For the first time in nearly 50 years we were witness to a strawberry moon during summer solstice. I saw a few news headlines leading up to this historic event so I started planning a location to capture this rare moment. I used various tools to plan the photo including Google Earth and The Photographer’s Ephemeris. I wrote about planning tools last month. I chose the Zilker Park Clubhouse as the best vantage point as it has sweeping views of the Austin skyline. I knew the moon was going to align perfectly with the Colorado River (aka Lady Bird Lake) and the clubhouse. I wanted to get the reflection of the moon on the water.f
I was the first photographer to arrive but within minutes there were other photographers with the same idea, including a photographer for the local paper. Most of them brought their long lenses to take close-up shots. I decided to focus more on the overall skyline scene.

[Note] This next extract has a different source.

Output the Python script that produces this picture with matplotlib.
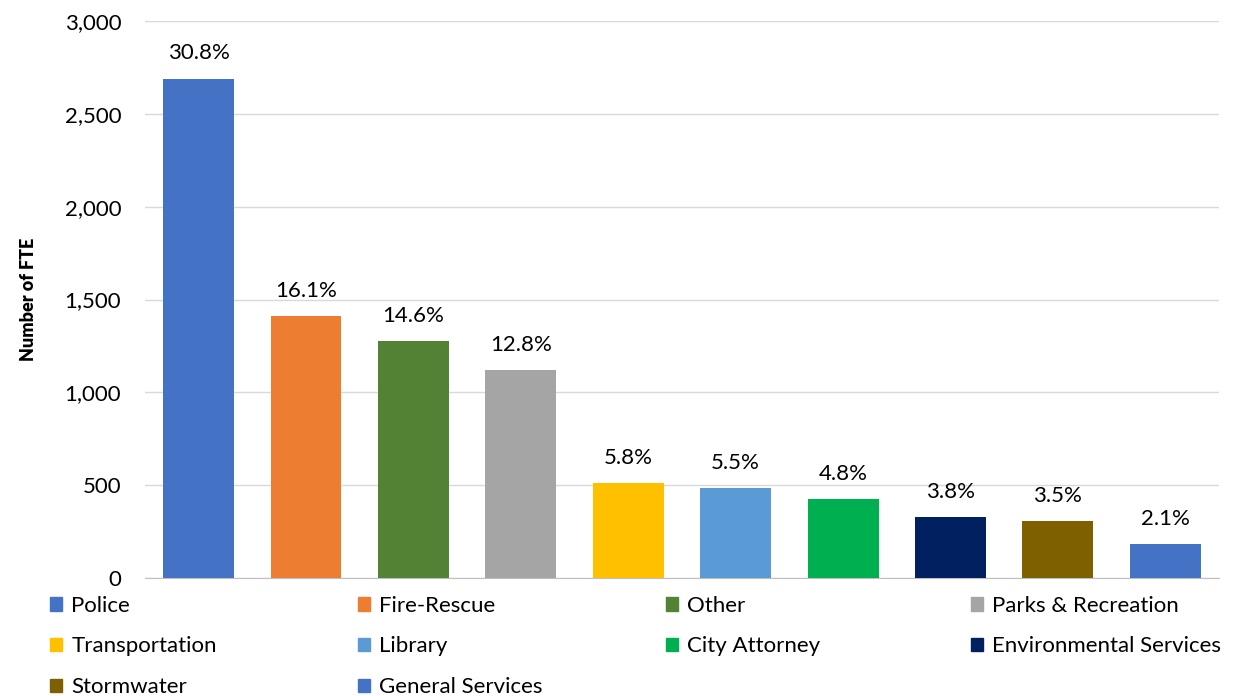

Interestingly enough, most of them were guessing where the moon was going to rise. I assured them that they had the best vantage point in the city.
So, why is June’s full moon called a “strawberry moon”? It is not because the moon may look reddish, as most people believe. It is actually a name given by the Algonquin tribes because it occurs right at the hight of the season when strawberries are harvested. Unfortunately, our moon was not red or pink. It was its typical yellowish color. I suspect that storm clouds or haze would need to be present to make the moon turn pink.
This image was taken with my Canon EOS 5DS using my Canon EF 24-70 f/2.8 Lens set on 16 mm. The camera was set on Aperture priority mode with the aperture set at f/2.8, shutter speed at 1/30th of a second and the ISO set at 100. I captured two images (one to expose the buildings and another for the moon) and brought them together in Photoshop. I also used Nik Color Efex Pro.